April 30. How did it happen that we’re here already? Very crazy.
I was trying to figure out a way to honor the last day of Poetry Month and was reading 30 things to do in Poetry Month. One of the things to do was to start a ‘commonplace book.’ It sounds exactly like what we did in high school and that I have done every now and then ever since.
Commonplace book (Photo credit: vlasta2)
I have owned many blank books over the years to collect words inside. To-do lists or other kinds of lists (40 things to do before 40 or the Man o’ My Dreams list), favorite quotes or paragraphs from books, ideas of things to try or read or watch or do. Once I kept track of random overheard conversations of strangers. What fun that was!
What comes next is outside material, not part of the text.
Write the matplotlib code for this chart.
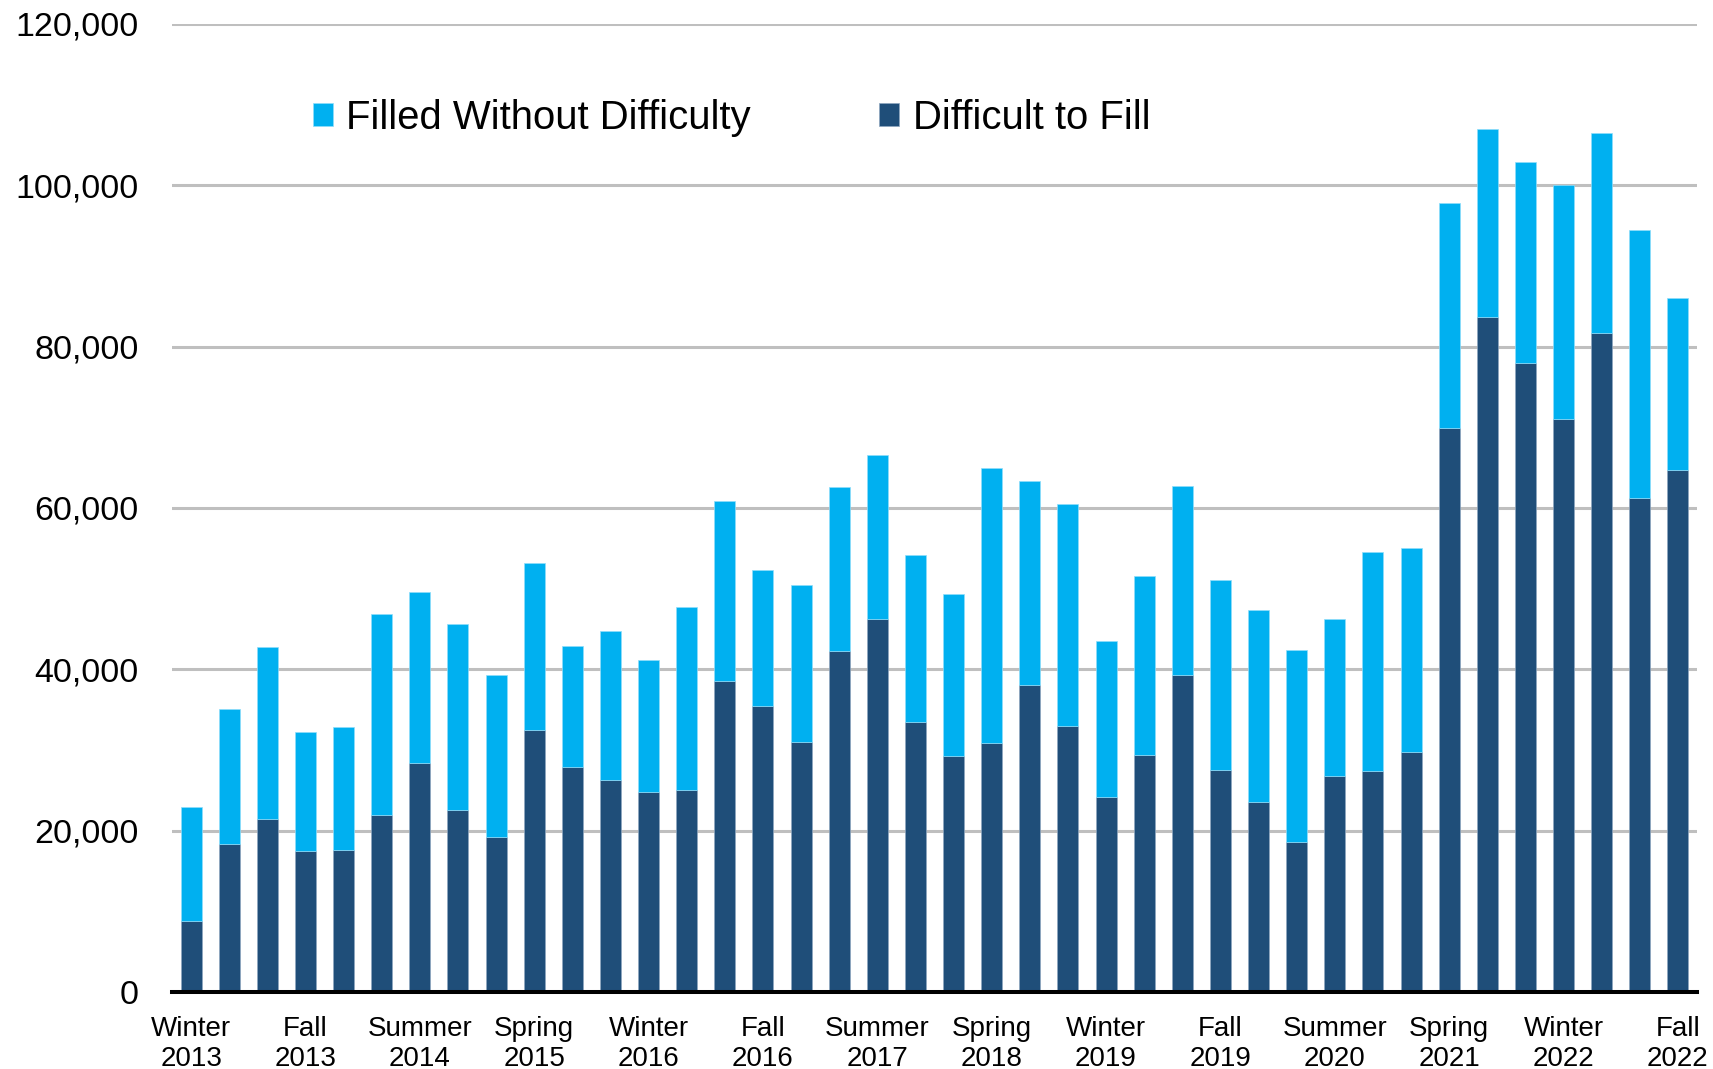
import matplotlib.pyplot as plt
from matplotlib.ticker import FuncFormatter

plt.rcParams['font.family'] = ['Liberation Sans', 'DejaVu Sans']

# job vacancies per quarter, Winter 2013 .. Fall 2022
difficult_to_fill = [
    8800, 18300, 21400, 17500, 17600, 21900, 28400, 22600, 19200, 32500,
    27900, 26300, 24800, 25100, 38600, 35400, 31000, 42300, 46200, 33500,
    29300, 30900, 38100, 33000, 24200, 29400, 39300, 27500, 23600, 18600,
    26800, 27400, 29800, 69900, 83700, 78000, 71000, 81700, 61200, 64700,
]
filled_without_difficulty = [
    14100, 16800, 21400, 14700, 15200, 25000, 21200, 23000, 20100, 20700,
    15000, 18500, 16400, 22600, 22300, 16900, 19400, 20300, 20400, 20700,
    20000, 34100, 25300, 27500, 19300, 22200, 23400, 23600, 23800, 23800,
    19500, 27200, 25300, 27900, 23300, 24900, 29100, 24800, 33300, 21300,
]
tick_labels = [
    "Winter\n2013", "Fall\n2013", "Summer\n2014", "Spring\n2015",
    "Winter\n2016", "Fall\n2016", "Summer\n2017", "Spring\n2018",
    "Winter\n2019", "Fall\n2019", "Summer\n2020", "Spring\n2021",
    "Winter\n2022", "Fall\n2022",
]

LIGHT = "#00B0F0"
DARK = "#1F4E79"

fig = plt.figure(figsize=(17.13, 10.69), dpi=100)
ax = fig.add_axes([172 / 1713, 1 - 992 / 1069, 1525 / 1713, 968 / 1069])

x = list(range(len(difficult_to_fill)))
ax.bar(x, difficult_to_fill, width=0.55, color=DARK, edgecolor="#8FA7C0",
       linewidth=0.5, label="Difficult to Fill", zorder=3)
ax.bar(x, filled_without_difficulty, width=0.55, bottom=difficult_to_fill,
       color=LIGHT, edgecolor="#8FDDFA", linewidth=0.5,
       label="Filled Without Difficulty", zorder=3)

ax.set_xlim(-0.5, len(x) - 0.5)
ax.set_ylim(0, 120000)
ax.set_yticks(range(0, 120001, 20000))
ax.yaxis.set_major_formatter(FuncFormatter(lambda v, p: f"{int(v):,}"))
ax.set_xticks(x[::3])
ax.set_xticklabels(tick_labels, linespacing=1.2)

ax.grid(axis="y", color="#BFBFBF", linewidth=2.2, zorder=0)
ax.tick_params(axis="y", length=0, pad=24, labelsize=24.5)
ax.tick_params(axis="x", length=0, pad=17, labelsize=20)
for s in ["top", "right", "left"]:
    ax.spines[s].set_visible(False)
ax.spines["bottom"].set_linewidth(2.9)
ax.spines["bottom"].set_zorder(4)

handles, labels = ax.get_legend_handles_labels()
ax.legend(handles[::-1], labels[::-1], ncol=2, frameon=False,
          loc="center left", bbox_to_anchor=(313 / 1713, 1 - 118 / 1069),
          bbox_transform=fig.transFigure, fontsize=28.9,
          handlelength=0.5, handleheight=0.5, handletextpad=0.33,
          columnspacing=3.2, borderpad=0, borderaxespad=0)

fig.savefig("out.png", dpi=100)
So I’m inspired to find a small book to write snippets in again.
Below is the information from poets.org. Visit the site for lots of inspirational ideas!
Start a Commonplace Book:
Since the Renaissance, devoted readers have been copying their favorite poems and quotations into notebooks to form their own personal anthologies called “commonplace books.” These collections can be a source of enjoyment and solace, reminding the keeper of favorite books and poems, and can even become family heirlooms. You may devote a corner of a regular journal to jotting down quotes or poems that strike your fancy or obtain a blank book just for this purpose.
As Max W. Thomas says in “Reading and Writing the Renaissance Commonplace Book: A Question of Authorship?”, “commonplace books are about memory, which takes both material and immaterial form; the commonplace book is like a record of what that memory might look like.” Or, in Jonathan Swift’s words:
“A commonplace book is what a provident poet cannot subsist without, for this proverbial reason, that ‘great wits have short memories:’ and whereas, on the other hand, poets, being liars by profession, ought to have good memories; to reconcile these, a book of this sort, is in the nature of a supplemental memory, or a record of what occurs remarkable in every day’s reading or conversation. There you enter not only your own original thoughts, (which, a hundred to one, are few and insignificant) but such of other men as you think fit to make your own, by entering them there.”
—from “A Letter of Advice to a Young Poet”
Today, find a small notebook to record poems or fragments of poems that you come across in your reading. As you add to your own commonplace book, you will be drawing a map of your life as a reader and thinker, creating a valuable portrait of your memory and time.